**Given request:** Both the line containing "Generate a component" and the line containing "const ctrlAcetoinErr = [0.1, 0.2, 0.3, 0.4, 2.2];" are part of the range to copy, along with every line between them. Copy it exactly and leave out the pictures.

--- start Excerpted data ---

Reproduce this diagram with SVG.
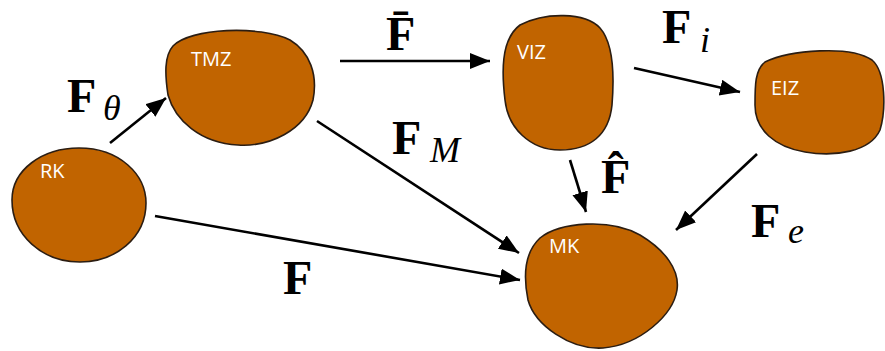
<svg xmlns="http://www.w3.org/2000/svg" width="885" height="351" viewBox="0 0 885 351">
<style>
.blob{fill:#C16400;stroke:#2b1d12;stroke-width:1.6}
.nl{font-family:"Open Sans","Liberation Sans",sans-serif;font-size:20px;fill:#fff}
.conn{stroke:#000;stroke-width:2.6;fill:none;marker-end:url(#ah)}
.F{font-family:"Liberation Serif","DejaVu Serif",serif;font-weight:bold;font-size:48px;fill:#000}
.sub{font-family:"Liberation Serif","DejaVu Serif",serif;font-style:italic;font-size:36px;fill:#000}
</style>
<defs>
<marker id="ah" markerUnits="userSpaceOnUse" markerWidth="22" markerHeight="18" refX="20" refY="8" orient="auto">
<path d="M0,0 L20,8 L0,16 Z" fill="#000"/>
</marker>
</defs>
<rect width="885" height="351" fill="#fff"/>
<g id="RK">
<path class="blob" d="M79 148 C120 148 146 175 146 203 C146 238 115 262 80 262 C42 262 12 235 12 200 C12 170 42 148 79 148 Z"/>
<text class="nl" x="40" y="178">RK</text>
</g>
<g id="TMZ">
<path class="blob" d="M173 46 C190 28 260 25 290 40 C310 52 318 75 313 100 C305 130 270 147 238 145 C200 143 175 120 168 95 C165 75 164 56 173 46 Z"/>
<text class="nl" x="191" y="66">TMZ</text>
</g>
<g id="VIZ">
<path class="blob" d="M520 25 C545 12 585 12 600 28 C615 45 614 80 612 105 C609 135 590 150 560 150 C530 150 508 128 505 100 C502 75 500 40 520 25 Z"/>
<text class="nl" x="517" y="59">VIZ</text>
</g>
<g id="EIZ">
<path class="blob" d="M765 62 C790 50 850 45 872 60 C886 72 886 110 880 130 C870 152 835 157 805 152 C775 147 755 130 755 105 C755 85 755 70 765 62 Z"/>
<text class="nl" x="771" y="95">EIZ</text>
</g>
<g id="MK">
<path class="blob" d="M540 238 C560 222 610 218 640 235 C665 250 680 270 677 290 C673 315 640 345 603 348 C570 350 535 325 528 300 C523 275 525 252 540 238 Z"/>
<text class="nl" x="549" y="253">MK</text>
</g>
<g id="connectors">
<line class="conn" x1="110" y1="143" x2="166" y2="98"/>
<line class="conn" x1="340" y1="61" x2="490" y2="61"/>
<line class="conn" x1="634" y1="68" x2="740" y2="92"/>
<line class="conn" x1="317" y1="121" x2="519" y2="253"/>
<line class="conn" x1="155" y1="216" x2="520" y2="280"/>
<line class="conn" x1="570" y1="160" x2="586" y2="212"/>
<line class="conn" x1="757" y1="154" x2="676" y2="230"/>
</g>
<g id="labels">
<text class="F" x="67" y="112">F</text><text class="sub" x="103" y="120">θ</text>
<text class="F" x="386" y="50">F&#x304;</text>
<text class="F" x="662" y="43">F</text><text class="sub" x="700" y="52">i</text>
<text class="F" x="392" y="154">F</text><text class="sub" x="430" y="162">M</text>
<text class="F" x="601" y="193">F&#x302;</text>
<text class="F" x="751" y="237">F</text><text class="sub" x="788" y="243">e</text>
<text class="F" x="283" y="294">F</text>
</g>
</svg>
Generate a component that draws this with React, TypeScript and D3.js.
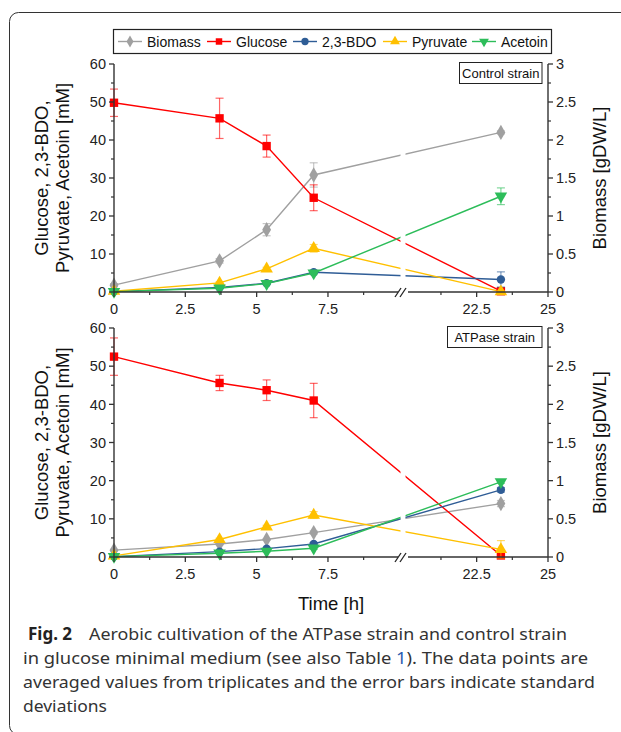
import React from 'react';
import * as d3 from 'd3';

const timePoints = [0, 3.7, 5.35, 7, 23.35];
const seriesNames = ['Biomass', 'Glucose', '2,3-BDO', 'Pyruvate', 'Acetoin'];
const seriesColors = ['#a0a0a0', '#ff0000', '#2f5d96', '#ffc000', '#2dbd5a'];
const seriesShapes = ['diamond', 'square', 'circle', 'triangle', 'triangleDown'];

// Control strain
const ctrlBiomass = [0.09, 0.41, 0.82, 1.54, 2.1];
const ctrlBiomassErr = [0.02, 0.03, 0.08, 0.16, 0.02];
const ctrlGlucose = [49.8, 45.7, 38.4, 24.8, 0.2];
const ctrlGlucoseErr = [3.6, 5.3, 2.9, 3.4, 0.3];
const ctrlBDO = [0.1, 1.2, 2.3, 5.2, 3.3];
const ctrlBDOErr = [0.1, 0.2, 0.3, 0.3, 2.0];
const ctrlPyruvate = [0.2, 2.4, 6.1, 11.5, 0.1];
const ctrlPyruvateErr = [0.1, 0.3, 0.4, 1.0, 0.2];
const ctrlAcetoin = [0.1, 1.0, 2.2, 5.0, 25.2];
const ctrlAcetoinErr = [0.1, 0.2, 0.3, 0.4, 2.2];

// ATPase strain
const atpBiomass = [0.09, 0.17, 0.23, 0.32, 0.7];
const atpBiomassErr = [0.01, 0.01, 0.01, 0.02, 0.04];
const atpGlucose = [52.5, 45.6, 43.7, 41.0, 0.4];
const atpGlucoseErr = [4.9, 2.0, 2.7, 4.5, 0.3];
const atpBDO = [0.1, 1.4, 2.2, 3.4, 17.6];
const atpBDOErr = [0.1, 0.2, 0.2, 0.4, 0.6];
const atpPyruvate = [0.3, 4.6, 7.9, 11.0, 2.0];
const atpPyruvateErr = [0.1, 0.3, 0.4, 0.9, 2.3];
const atpAcetoin = [0.1, 1.0, 1.5, 2.3, 19.7];
const atpAcetoinErr = [0.1, 0.1, 0.2, 0.3, 0.4];

const xMajorTicks = [0, 2.5, 5, 7.5, 22.5, 25];
const xMinorTicks = [1.25, 3.75, 6.25, 8.75, 21.25, 23.75];
const yLeftMajor = [0, 10, 20, 30, 40, 50, 60];
const yLeftMinor = [5, 15, 25, 35, 45, 55];
const yRightMajor = [0, 0.5, 1, 1.5, 2, 2.5, 3];
const yRightMinor = [0.25, 0.75, 1.25, 1.75, 2.25, 2.75];
const panelLabels = ['Control strain', 'ATPase strain'];

const FONT = 'Arial, "Liberation Sans", sans-serif';
const CAP_FONT = '"Noto Sans", "Open Sans", sans-serif';

const X_LEFT = 114;
const X_RIGHT = 548;
const BREAK_X = 403;
const x = d3.scaleLinear().domain([0, 10.13, 19.92, 25]).range([X_LEFT, BREAK_X, BREAK_X, X_RIGHT]);

function symbolPath(shape: string, size: number) {
  let t: any = d3.symbolCircle;
  if (shape === 'diamond') t = d3.symbolDiamond;
  if (shape === 'square') t = d3.symbolSquare;
  if (shape === 'triangle' || shape === 'triangleDown') t = d3.symbolTriangle;
  return d3.symbol().type(t).size(size)() as string;
}

function Marker({ shape, color, cx, cy, size }: any) {
  const rot = shape === 'triangleDown' ? ' rotate(180)' : '';
  return <path d={symbolPath(shape, size)} transform={`translate(${cx},${cy})${rot}`} fill={color} />;
}

function Panel({ top, bottom, label, labelBoxX, data, clipId }: any) {
  const y = d3.scaleLinear().domain([0, 60]).range([bottom, top]);
  const yR = d3.scaleLinear().domain([0, 3]).range([bottom, top]);
  const line = d3.line<[number, number]>().x((d) => d[0]).y((d) => d[1]);
  const mid = (top + bottom) / 2;
  const axisColor = '#333';
  return (
    <g>
      <defs>
        <clipPath id={clipId}>
          <rect x={X_LEFT - 10} y={top - 20} width={BREAK_X - 2.5 - (X_LEFT - 10)} height={bottom - top + 30} />
          <rect x={BREAK_X + 2.5} y={top - 20} width={X_RIGHT + 10 - BREAK_X - 2.5} height={bottom - top + 30} />
        </clipPath>
      </defs>
      {/* label box */}
      <rect x={labelBoxX} y={top - 1.5} width={X_RIGHT - 6 - labelBoxX} height={21} fill="#fff" stroke="#222" strokeWidth={1} />
      <text x={(labelBoxX + X_RIGHT - 6) / 2} y={top + 13.5} textAnchor="middle" fontFamily={FONT} fontSize={13} fill="#111">{label}</text>
      {/* lines */}
      <g clipPath={`url(#${clipId})`}>
        {data.map((s: any, i: number) => {
          const sc = i === 0 ? yR : y;
          const pts: [number, number][] = timePoints.map((t, k) => [x(t), sc(s.values[k])]);
          return <path key={i} d={line(pts) as string} fill="none" stroke={seriesColors[i]} strokeWidth={1.4} />;
        })}
      </g>
      {/* error bars and markers */}
      {data.map((s: any, i: number) => {
        const sc = i === 0 ? yR : y;
        return (
          <g key={i}>
            {timePoints.map((t, k) => {
              const cx = x(t);
              const y1 = sc(s.values[k] + s.err[k]);
              const y2 = sc(Math.max(s.values[k] - s.err[k], i === 0 ? -0.2 : -5));
              return (
                <g key={k} stroke={seriesColors[i]} strokeOpacity={0.6} strokeWidth={1.2}>
                  <line x1={cx} x2={cx} y1={y1} y2={y2} />
                  <line x1={cx - 4} x2={cx + 4} y1={y1} y2={y1} />
                  <line x1={cx - 4} x2={cx + 4} y1={y2} y2={y2} />
                </g>
              );
            })}
            {timePoints.map((t, k) => (
              <Marker key={'m' + k} shape={seriesShapes[i]} color={seriesColors[i]} cx={x(t)} cy={sc(s.values[k])} size={seriesShapes[i] === 'square' ? 70 : seriesShapes[i] === 'circle' ? 55 : 68} />
            ))}
          </g>
        );
      })}
      {/* axes */}
      <line x1={X_LEFT} x2={X_LEFT} y1={top} y2={bottom} stroke={axisColor} strokeWidth={1.4} />
      <line x1={X_RIGHT} x2={X_RIGHT} y1={top} y2={bottom} stroke={axisColor} strokeWidth={1.4} />
      <line x1={X_LEFT} x2={X_RIGHT} y1={bottom} y2={bottom} stroke={axisColor} strokeWidth={1.4} />
      {yLeftMajor.map((v) => (
        <g key={'lm' + v}>
          <line x1={X_LEFT - 5} x2={X_LEFT} y1={y(v)} y2={y(v)} stroke={axisColor} strokeWidth={1.3} />
          <text x={X_LEFT - 8} y={y(v)} dy="0.36em" textAnchor="end" fontFamily={FONT} fontSize={14.5} fill="#222">{v}</text>
        </g>
      ))}
      {yLeftMinor.map((v) => (
        <line key={'ln' + v} x1={X_LEFT - 3} x2={X_LEFT} y1={y(v)} y2={y(v)} stroke={axisColor} strokeWidth={1.2} />
      ))}
      {yRightMajor.map((v) => (
        <g key={'rm' + v}>
          <line x1={X_RIGHT} x2={X_RIGHT + 5} y1={yR(v)} y2={yR(v)} stroke={axisColor} strokeWidth={1.3} />
          <text x={X_RIGHT + 8} y={yR(v)} dy="0.36em" textAnchor="start" fontFamily={FONT} fontSize={14.5} fill="#222">{v}</text>
        </g>
      ))}
      {yRightMinor.map((v) => (
        <line key={'rn' + v} x1={X_RIGHT} x2={X_RIGHT + 3} y1={yR(v)} y2={yR(v)} stroke={axisColor} strokeWidth={1.2} />
      ))}
      {xMajorTicks.map((v) => (
        <g key={'xm' + v}>
          <line x1={x(v)} x2={x(v)} y1={bottom} y2={bottom + 5} stroke={axisColor} strokeWidth={1.3} />
          <text x={x(v)} y={bottom + 22} textAnchor="middle" fontFamily={FONT} fontSize={14.5} fill="#222">{v}</text>
        </g>
      ))}
      {xMinorTicks.map((v) => (
        <line key={'xn' + v} x1={x(v)} x2={x(v)} y1={bottom} y2={bottom + 3} stroke={axisColor} strokeWidth={1.2} />
      ))}
      {/* break marks */}
      <rect x={BREAK_X - 5} y={bottom - 2} width={10} height={4} fill="#fff" />
      <line x1={BREAK_X - 8} x2={BREAK_X - 2} y1={bottom + 5} y2={bottom - 4} stroke="#222" strokeWidth={1.3} />
      <line x1={BREAK_X - 3} x2={BREAK_X + 3} y1={bottom + 5} y2={bottom - 4} stroke="#222" strokeWidth={1.3} />
      {/* axis titles */}
      <text transform={`translate(42,${mid}) rotate(-90)`} dy="0.35em" textAnchor="middle" fontFamily={FONT} fontSize={18.5} fill="#111">Glucose, 2,3-BDO,</text>
      <text transform={`translate(63,${mid}) rotate(-90)`} dy="0.35em" textAnchor="middle" fontFamily={FONT} fontSize={18.5} fill="#111">Pyruvate, Acetoin [mM]</text>
      <text transform={`translate(600,${mid}) rotate(-90)`} dy="0.35em" textAnchor="middle" fontFamily={FONT} fontSize={18.5} fill="#111">Biomass [gDW/L]</text>
    </g>
  );
}

const legendLineX = [118, 207, 293, 383, 472];

export default function App() {
  const ctrlData = [
    { values: ctrlBiomass, err: ctrlBiomassErr },
    { values: ctrlGlucose, err: ctrlGlucoseErr },
    { values: ctrlBDO, err: ctrlBDOErr },
    { values: ctrlPyruvate, err: ctrlPyruvateErr },
    { values: ctrlAcetoin, err: ctrlAcetoinErr },
  ];
  const atpData = [
    { values: atpBiomass, err: atpBiomassErr },
    { values: atpGlucose, err: atpGlucoseErr },
    { values: atpBDO, err: atpBDOErr },
    { values: atpPyruvate, err: atpPyruvateErr },
    { values: atpAcetoin, err: atpAcetoinErr },
  ];
  return (
    <svg width={621} height={732} style={{ position: 'absolute', left: 0, top: 0, background: '#fff' }}>
      <rect x={0} y={0} width={621} height={732} fill="#fff" />
      <rect x={9.5} y={12.5} width={700} height={722} rx={9} fill="none" stroke="#333" strokeWidth={1} />
      {/* legend */}
      <rect x={113.5} y={29.5} width={438} height={24} fill="#fff" stroke="#222" strokeWidth={1.2} />
      {seriesNames.map((n, i) => (
        <g key={n}>
          <line x1={legendLineX[i]} x2={legendLineX[i] + 24} y1={41.5} y2={41.5} stroke={seriesColors[i]} strokeWidth={1.4} />
          <Marker shape={seriesShapes[i]} color={seriesColors[i]} cx={legendLineX[i] + 12} cy={41.5} size={42} />
          <text x={legendLineX[i] + 29} y={41.5} dy="0.36em" fontFamily={FONT} fontSize={14} fill="#111">{n}</text>
        </g>
      ))}
      <Panel top={64} bottom={292} label={panelLabels[0]} labelBoxX={459.5} data={ctrlData} clipId="clipA" />
      <Panel top={328} bottom={557} label={panelLabels[1]} labelBoxX={447.5} data={atpData} clipId="clipB" />
      <text x={331} y={610} textAnchor="middle" fontFamily={FONT} fontSize={18.5} fill="#111">Time [h]</text>
      {/* caption */}
      <text y={640} fontFamily={CAP_FONT} fontSize={17} fill="#222">
        <tspan x={28} fontWeight="bold">Fig. 2</tspan>
      </text>
      <text x={89} y={640} fontFamily={CAP_FONT} fontSize={17} fill="#333" textLength={478} lengthAdjust="spacingAndGlyphs">Aerobic cultivation of the ATPase strain and control strain</text>
      <text x={23} y={664} fontFamily={CAP_FONT} fontSize={17} fill="#333" textLength={565} lengthAdjust="spacingAndGlyphs">in glucose minimal medium (see also Table <tspan fill="#2a5db0">1</tspan>). The data points are</text>
      <text x={23} y={688} fontFamily={CAP_FONT} fontSize={17} fill="#333" textLength={572} lengthAdjust="spacingAndGlyphs">averaged values from triplicates and the error bars indicate standard</text>
      <text x={23} y={712} fontFamily={CAP_FONT} fontSize={17} fill="#333" textLength={84} lengthAdjust="spacingAndGlyphs">deviations</text>
    </svg>
  );
}
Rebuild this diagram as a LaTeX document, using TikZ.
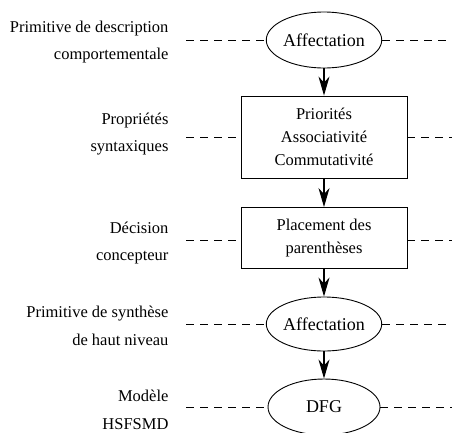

--- end Excerpted data ---

**Response to this exercise:**
Generate a component that draws this with React, TypeScript and D3.js.
import React from 'react';
import * as d3 from 'd3';

const timePoints = [0, 3.7, 5.35, 7, 23.35];
const seriesNames = ['Biomass', 'Glucose', '2,3-BDO', 'Pyruvate', 'Acetoin'];
const seriesColors = ['#a0a0a0', '#ff0000', '#2f5d96', '#ffc000', '#2dbd5a'];
const seriesShapes = ['diamond', 'square', 'circle', 'triangle', 'triangleDown'];

// Control strain
const ctrlBiomass = [0.09, 0.41, 0.82, 1.54, 2.1];
const ctrlBiomassErr = [0.02, 0.03, 0.08, 0.16, 0.02];
const ctrlGlucose = [49.8, 45.7, 38.4, 24.8, 0.2];
const ctrlGlucoseErr = [3.6, 5.3, 2.9, 3.4, 0.3];
const ctrlBDO = [0.1, 1.2, 2.3, 5.2, 3.3];
const ctrlBDOErr = [0.1, 0.2, 0.3, 0.3, 2.0];
const ctrlPyruvate = [0.2, 2.4, 6.1, 11.5, 0.1];
const ctrlPyruvateErr = [0.1, 0.3, 0.4, 1.0, 0.2];
const ctrlAcetoin = [0.1, 1.0, 2.2, 5.0, 25.2];
const ctrlAcetoinErr = [0.1, 0.2, 0.3, 0.4, 2.2];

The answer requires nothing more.